Não conta para ninguém, tá? Essa notícia fica só entre nós: a fofoca tem um papel importante na evolução dos seres humanos. Pelo menos é isso que sugere um estudo realizado por pesquisadores da Universidade Stanford e da Universidade de Maryland, nos EUA. Segundo os autores, fofocar tem um papel importante de comunicar informações sigilosas para garantir relações de confiança.
O ser humano passa, em média, 52 minutos por dia fofocando, segundo uma pesquisa de 2019 que gravou todas as conversas diárias de centenas de participantes. Os estudiosos definiram “fofoca” como qualquer troca de informação pessoal sobre pessoas ausentes da conversa – ou seja, elogiar alguém pelas costas também conta.
A nova pesquisa mostra que a prática ajuda a fortalecer laços e criar confiança entre humanos – a fofoca é importante exatamente porque te mostra em quem você pode confiar. No entanto, é necessário fazer uma diferenciação que o estudo também faz: a fofoca só é benéfica se as informações são confiáveis. Espalhar mentiras e boatos não aumenta a cooperação interpessoal, e pode inclusive abalar os laços de confiança.
O estudo, com o título “Explicando a evolução da fofoca”, foi publicado no periódico científico PNAS.

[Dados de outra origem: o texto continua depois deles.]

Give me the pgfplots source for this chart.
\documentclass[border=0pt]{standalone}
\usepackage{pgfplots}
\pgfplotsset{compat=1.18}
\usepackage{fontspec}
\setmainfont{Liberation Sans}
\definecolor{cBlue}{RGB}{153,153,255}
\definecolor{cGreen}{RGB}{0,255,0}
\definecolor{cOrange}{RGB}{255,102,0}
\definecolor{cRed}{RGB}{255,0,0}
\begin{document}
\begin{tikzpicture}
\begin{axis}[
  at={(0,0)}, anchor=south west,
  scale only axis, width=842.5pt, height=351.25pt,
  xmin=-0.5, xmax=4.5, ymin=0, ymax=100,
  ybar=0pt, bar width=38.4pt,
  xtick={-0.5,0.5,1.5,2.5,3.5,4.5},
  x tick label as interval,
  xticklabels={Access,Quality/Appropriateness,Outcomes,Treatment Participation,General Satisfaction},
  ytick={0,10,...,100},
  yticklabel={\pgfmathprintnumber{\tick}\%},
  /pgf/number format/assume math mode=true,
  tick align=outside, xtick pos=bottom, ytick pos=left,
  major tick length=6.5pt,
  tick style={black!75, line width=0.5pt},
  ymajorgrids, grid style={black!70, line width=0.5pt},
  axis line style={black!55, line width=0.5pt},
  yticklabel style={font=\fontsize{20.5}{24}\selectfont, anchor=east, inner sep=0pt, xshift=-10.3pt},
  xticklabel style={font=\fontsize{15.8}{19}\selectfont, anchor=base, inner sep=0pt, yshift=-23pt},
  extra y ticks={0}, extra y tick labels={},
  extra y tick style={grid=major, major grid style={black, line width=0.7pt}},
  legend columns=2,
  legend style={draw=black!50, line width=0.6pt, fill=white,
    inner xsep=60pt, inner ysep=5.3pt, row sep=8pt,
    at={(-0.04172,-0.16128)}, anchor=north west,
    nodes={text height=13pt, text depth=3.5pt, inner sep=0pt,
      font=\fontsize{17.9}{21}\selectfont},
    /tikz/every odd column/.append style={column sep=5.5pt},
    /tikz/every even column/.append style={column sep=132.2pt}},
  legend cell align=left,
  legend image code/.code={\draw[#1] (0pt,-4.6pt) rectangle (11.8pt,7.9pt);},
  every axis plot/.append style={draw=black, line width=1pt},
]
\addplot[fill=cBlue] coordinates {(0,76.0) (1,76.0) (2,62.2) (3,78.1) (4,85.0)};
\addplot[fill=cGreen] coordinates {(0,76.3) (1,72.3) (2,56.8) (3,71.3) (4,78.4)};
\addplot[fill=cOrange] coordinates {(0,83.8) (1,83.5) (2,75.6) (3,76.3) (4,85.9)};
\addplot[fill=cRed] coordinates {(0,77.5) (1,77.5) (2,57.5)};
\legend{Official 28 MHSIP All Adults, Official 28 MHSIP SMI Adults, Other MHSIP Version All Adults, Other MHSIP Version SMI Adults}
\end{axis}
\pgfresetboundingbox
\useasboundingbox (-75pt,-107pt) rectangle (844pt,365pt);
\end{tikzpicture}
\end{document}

Fofoca nos deixa menos egoístas?
A teoria de “ciclo evolutivo da fofoca” dos pesquisadores foi testada em um modelo de computador. No programa, robôs fofoqueiros virtuais interagiam uns com os outros baseados em várias estratégias, e tinham que lidar com as consequências dessas interações.

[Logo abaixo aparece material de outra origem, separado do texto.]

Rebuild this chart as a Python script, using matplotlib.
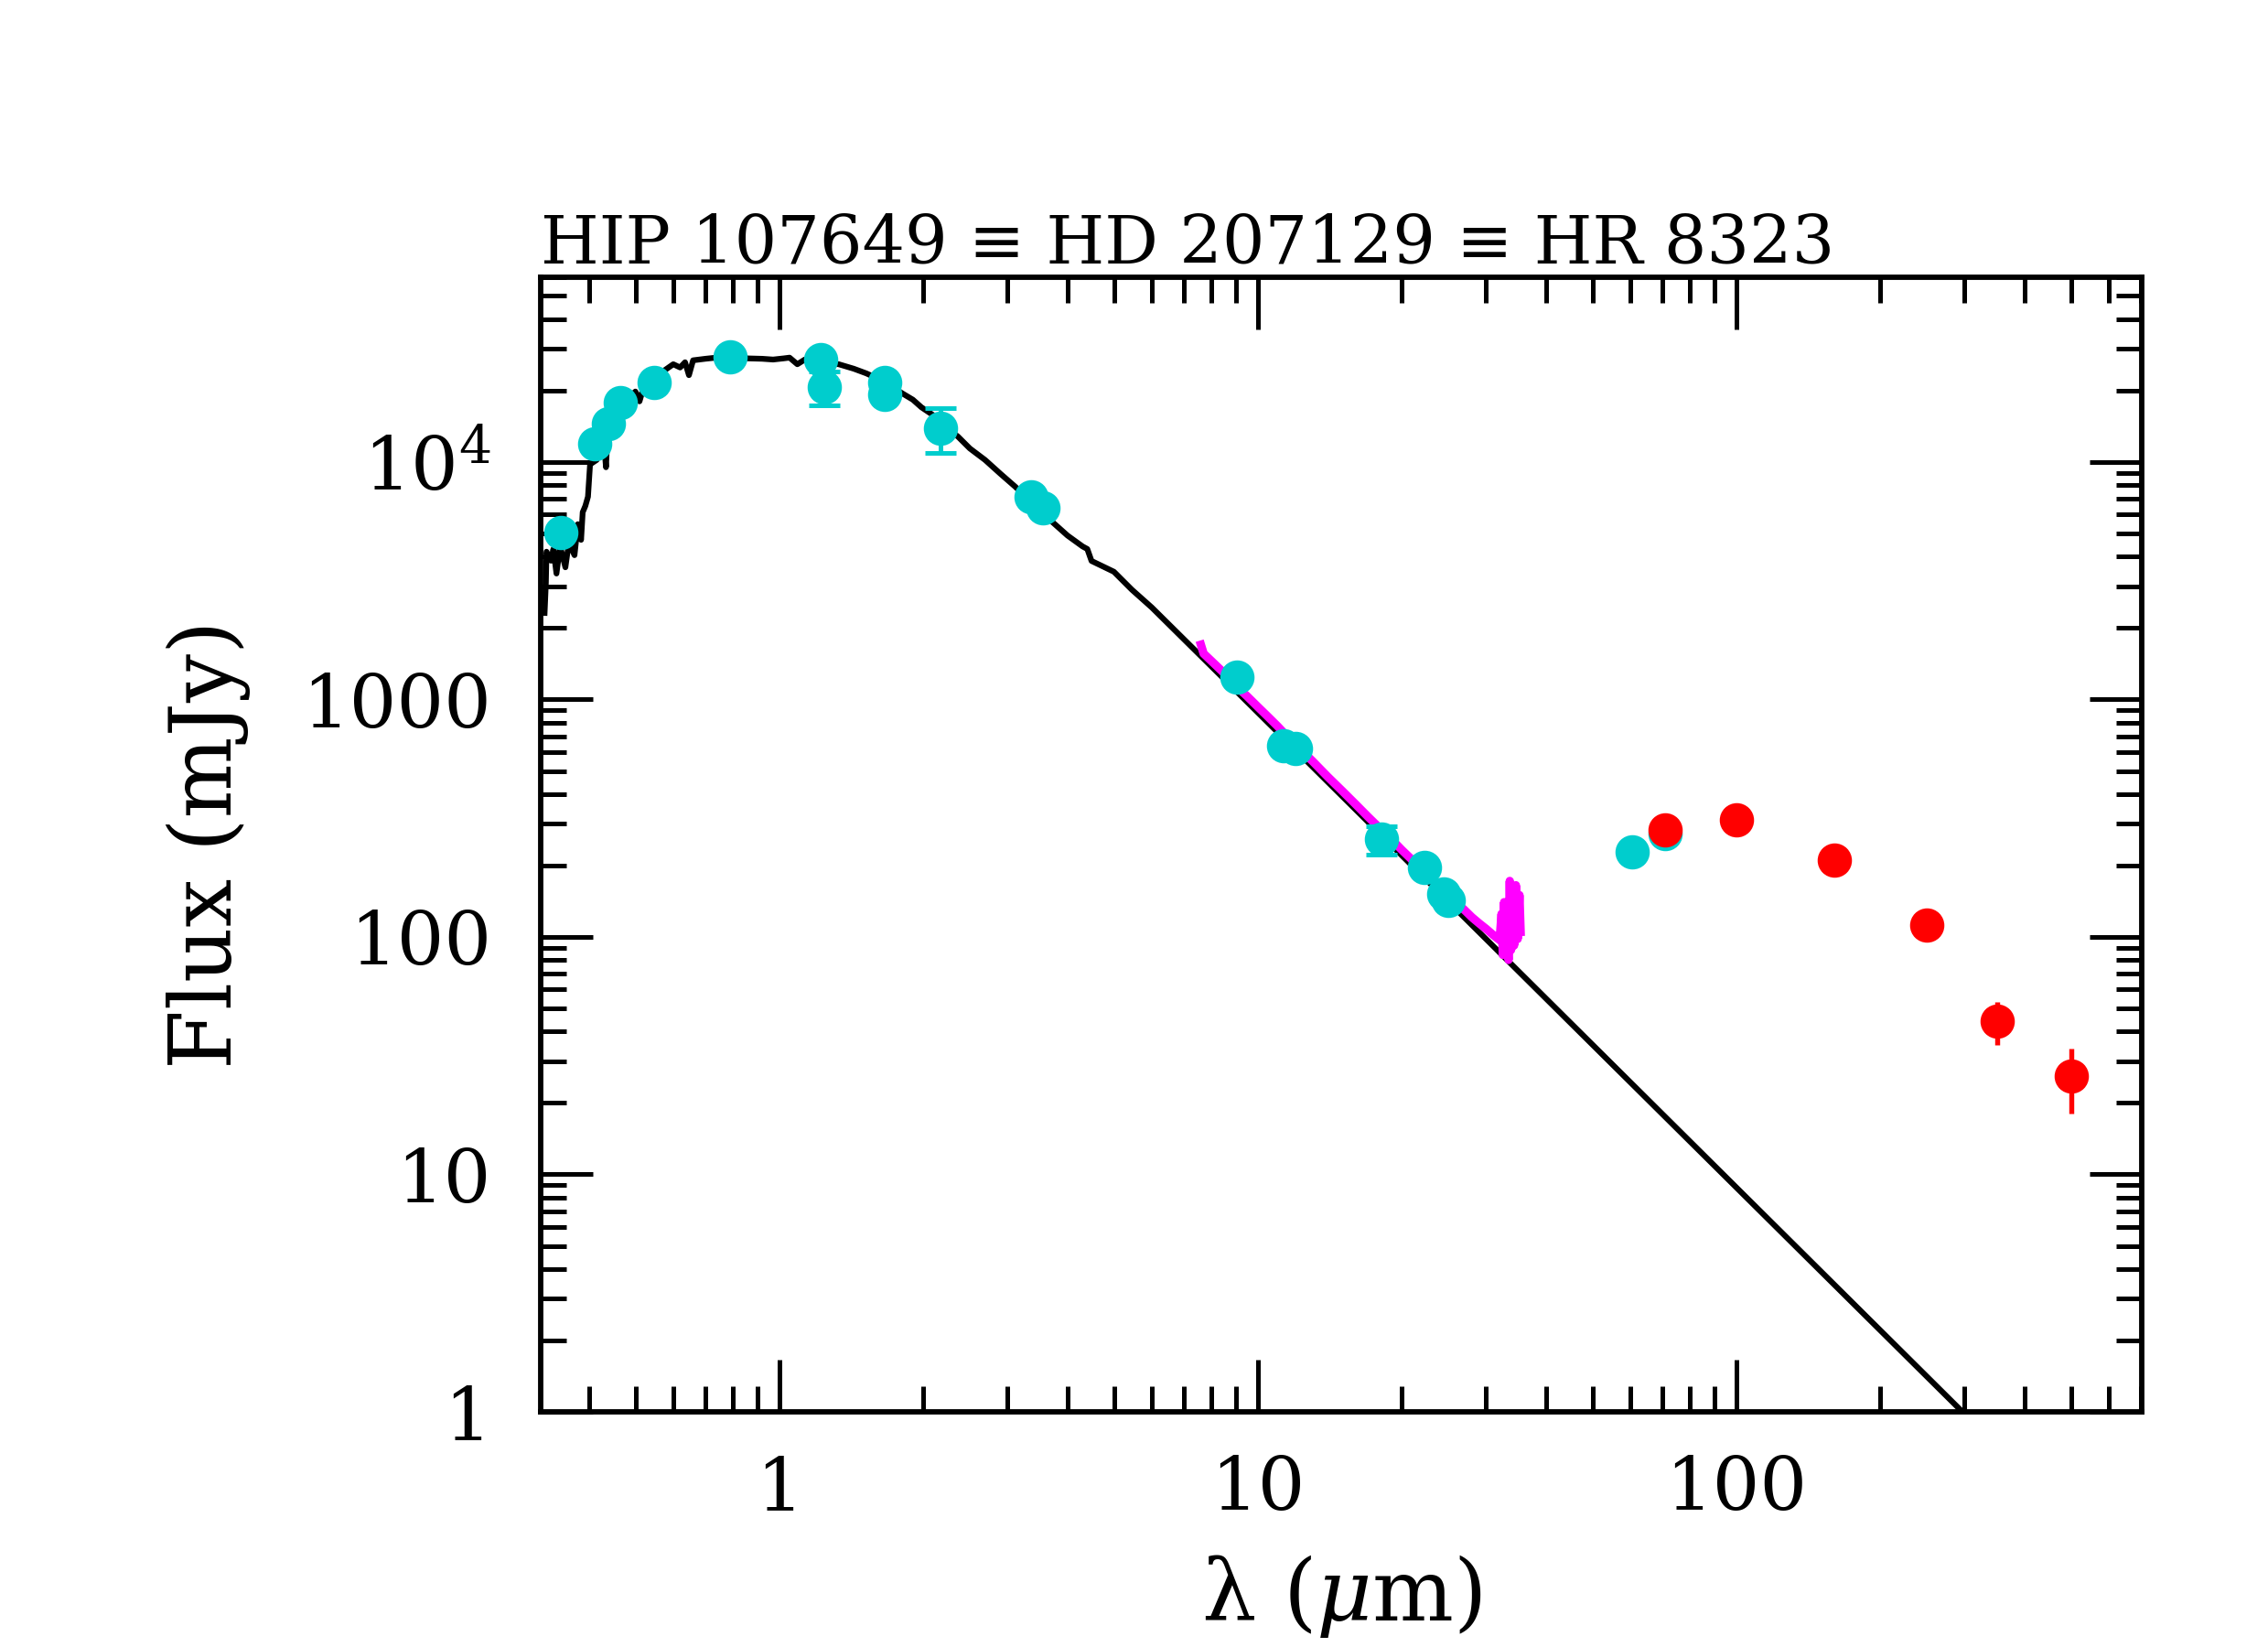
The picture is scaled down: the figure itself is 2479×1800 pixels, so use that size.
import matplotlib

matplotlib.use("Agg")
import matplotlib.pyplot as plt
from matplotlib.ticker import FixedLocator, FixedFormatter, LogLocator, NullFormatter

plt.rcParams["font.family"] = ["DejaVu Serif"]
plt.rcParams["mathtext.fontset"] = "dejavuserif"

# photospheric model (black line)
model_wave = [0.323, 0.325, 0.326, 0.333, 0.337, 0.342, 0.348, 0.357, 0.363, 0.373,
              0.379, 0.385, 0.388, 0.393, 0.398, 0.402, 0.415, 0.428, 0.434, 0.438,
              0.45, 0.47, 0.49, 0.50, 0.51, 0.52, 0.54, 0.57, 0.59, 0.60,
              0.62, 0.635, 0.647, 0.66, 0.70, 0.75, 0.80, 0.86, 0.92, 0.97,
              1.02, 1.05, 1.09, 1.13, 1.20, 1.33, 1.43, 1.52, 1.60, 1.70,
              1.81, 1.90, 1.98, 2.10, 2.20, 2.36, 2.50, 2.69, 2.90, 3.11,
              3.40, 3.71, 4.00, 4.30, 4.40, 4.49, 5.00, 5.45, 6.00, 8.00,
              10.0, 20.0, 40.0, 100.0, 200.0, 400.0]
model_flux = [2313, 3100, 4190, 3840, 4300, 3390, 4420, 3600, 4580, 4050,
              5470, 4700, 6140, 6530, 7140, 9770, 10200, 13500, 9500, 14000,
              15800, 17500, 19000, 19800, 18000, 20600, 21800, 24000, 25200, 25800,
              25000, 26300, 23200, 26800, 27200, 27600, 27800, 27300, 27200, 27000,
              27300, 27500, 25800, 27000, 26500, 25800, 24700, 23600, 22500, 21000,
              19400, 18300, 17000, 15700, 14300, 12800, 11400, 10200, 8900, 7870,
              6600, 5610, 4900, 4410, 4300, 3830, 3450, 2900, 2440, 1375,
              880, 220, 55, 8.8, 2.2, 0.55]

# IRS spectrum (magenta)
irs_wave = [7.6, 7.7, 8.0, 8.5, 9.0, 9.5, 10.0, 10.5, 11.0, 11.5,
            12.0, 13.0, 14.0, 15.0, 16.0, 17.0, 18.0, 19.0, 20.0, 21.0,
            22.0, 23.0, 24.0, 25.0, 26.0, 27.0, 28.0, 29.0, 30.0, 31.0,
            32.0, 32.3, 32.5, 32.7, 32.9, 33.2, 33.4, 33.6, 33.8, 34.0,
            34.3, 34.6, 34.9, 35.2, 35.4]
irs_flux = [1700, 1560, 1450, 1290, 1140, 1030, 930, 845, 770, 700,
            645, 550, 472, 412, 362, 320, 286, 258, 232, 211,
            192, 176, 162, 150, 139, 130, 121, 114, 108, 102,
            97, 125, 84, 140, 86, 118, 80, 172, 88, 150,
            92, 165, 98, 150, 105]

# photometry (cyan)
phot_wave = [0.349, 0.411, 0.439, 0.465, 0.547, 0.788, 1.22, 1.24, 1.66, 1.66,
             2.17, 3.35, 3.55, 9.04, 11.3, 12.0, 18.1, 22.3, 24.4, 25.0,
             60.5, 70.8]
phot_flux = [5050, 11900, 14500, 17800, 21600, 27700, 27000, 20700, 21600, 19300,
             13900, 7140, 6410, 1243, 638, 620, 258, 196, 152, 143,
             228, 272]
phot_err = [0, 0, 0, 0, 0, 0, 0, 3450, 0, 0,
            3000, 0, 0, 0, 0, 0, 35, 0, 0, 0,
            0, 12]

# far-IR / submm photometry (red)
fir_wave = [70.8, 100.0, 160.0, 250.0, 350.0, 500.0]
fir_flux = [282, 311, 211, 112, 44, 26]
fir_err = [6, 8, 8, 15, 9, 8]

fig = plt.figure(figsize=(2479 / 300, 1800 / 300), dpi=300)
ax = fig.add_axes([0.2384, 0.1428, 0.7059, 0.6889])
ax.set_xscale("log")
ax.set_yscale("log")

ax.plot(model_wave, model_flux, color="black", lw=1.5, zorder=2)
ax.plot(irs_wave, irs_flux, color="#ff00ff", lw=2.2, zorder=3)
ax.errorbar(phot_wave, phot_flux, yerr=phot_err, fmt="o", color="#00cdcd",
            ms=8, elinewidth=1.2, capsize=4, capthick=1.2, zorder=4)
ax.errorbar(fir_wave, fir_flux, yerr=fir_err, fmt="o", color="#ff0000",
            ms=8, elinewidth=1.3, capsize=0, zorder=5)

ax.set_xlim(0.317, 703)
ax.set_ylim(1, 6.0e4)

ax.xaxis.set_major_locator(FixedLocator([1, 10, 100]))
ax.xaxis.set_major_formatter(FixedFormatter(["1", "10", "100"]))
ax.yaxis.set_major_locator(FixedLocator([1, 10, 100, 1000, 1e4]))
ax.yaxis.set_major_formatter(FixedFormatter(["1", "10", "100", "1000", "10$^4$"]))
ax.xaxis.set_minor_locator(LogLocator(subs=range(2, 10)))
ax.yaxis.set_minor_locator(LogLocator(subs=range(2, 10)))
ax.xaxis.set_minor_formatter(NullFormatter())
ax.yaxis.set_minor_formatter(NullFormatter())

ax.tick_params(which="both", direction="in", top=True, right=True, width=1.2)
ax.tick_params(which="major", length=13.7, labelsize=19.5)
ax.tick_params(which="minor", length=6.8)
ax.tick_params(axis="y", which="major", pad=13)
ax.tick_params(axis="x", which="major", pad=11)
for sp in ax.spines.values():
    sp.set_linewidth(1.4)

ax.set_title("HIP 107649 \u2261 HD 207129 \u2261 HR 8323", loc="left", fontsize=17.6, pad=2)
ax.set_xlabel("\u03bb ($\\mu$m)", fontsize=22.5, va="top")
ax.xaxis.set_label_coords(0.5, -0.124)
ax.set_ylabel("Flux (mJy)", fontsize=22.5)
ax.yaxis.set_label_coords(-0.181, 0.5)

fig.savefig("out.png", dpi=300)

Os fofoqueiros gerados por computador iam se sofisticando, aprendendo quais eram as melhores estratégias de cooperação e fofoca, com mais benefícios no final. 90% dos agentes virtuais escolheu fofocar, já que a prática possibilitava um nível alto de cooperação e criava relações de confiança entre os interlocutores.
Um dos principais achados dos pesquisadores é que a fofoca é eficaz em espalhar informações sobre as reputações das pessoas, e esse ciclo leva as pessoas a se preocuparem mais com a própria reputação e comportamento. Essas informações também são essenciais para as pessoas decidirem com quem vão se afiliar (e de quem vão querer escapar).
Outra atividade positiva que, segundo o estudo, a fofoca pode causar, é uma melhora de comportamento nas pessoas que querem evitar ser o tema do papo dos fofoqueiros. Os indivíduos passaram a agir de maneiras menos egoístas – especialmente quando estavam com pessoas que sabiam que eram fofoqueiras, e que, portanto, ganhavam uma vantagem evolutiva por interagirem com pessoas mais altruístas (mesmo que de forma oportunista).
Tudo isso pode parecer contrário ao senso comum, de que a fofoca é ruim para a cooperação e fere a coesão social dos grupos. Isso não deixa de ser verdade. O estudo percebeu que a fofoca só servia a uma função evolutiva positiva se fosse baseada em informações confiáveis.
O modelo computacional usado é simples, só considerando agentes que sempre fofocam e pessoas que sempre mantém a boca fechada, e trabalhando com a suposição de que as pessoas são igualmente afetadas por fofocas positivas e negativas – o que não é verdade na vida real. Não houve meio-termo, então estudos futuros precisam fazer análises mais complexas para entender melhor o papel da fofoca na evolução.
Dados empíricos coletados no mundo real, e não numa simulação de computador, são o próximo passo para a ciência da fofoca. Mas aí a ciência começa a ficar complicada: uma simulação computacional consegue analisar várias gerações e perceber mudanças evolutivas, algo praticamente impossível para um estudo com pessoas de carne e osso.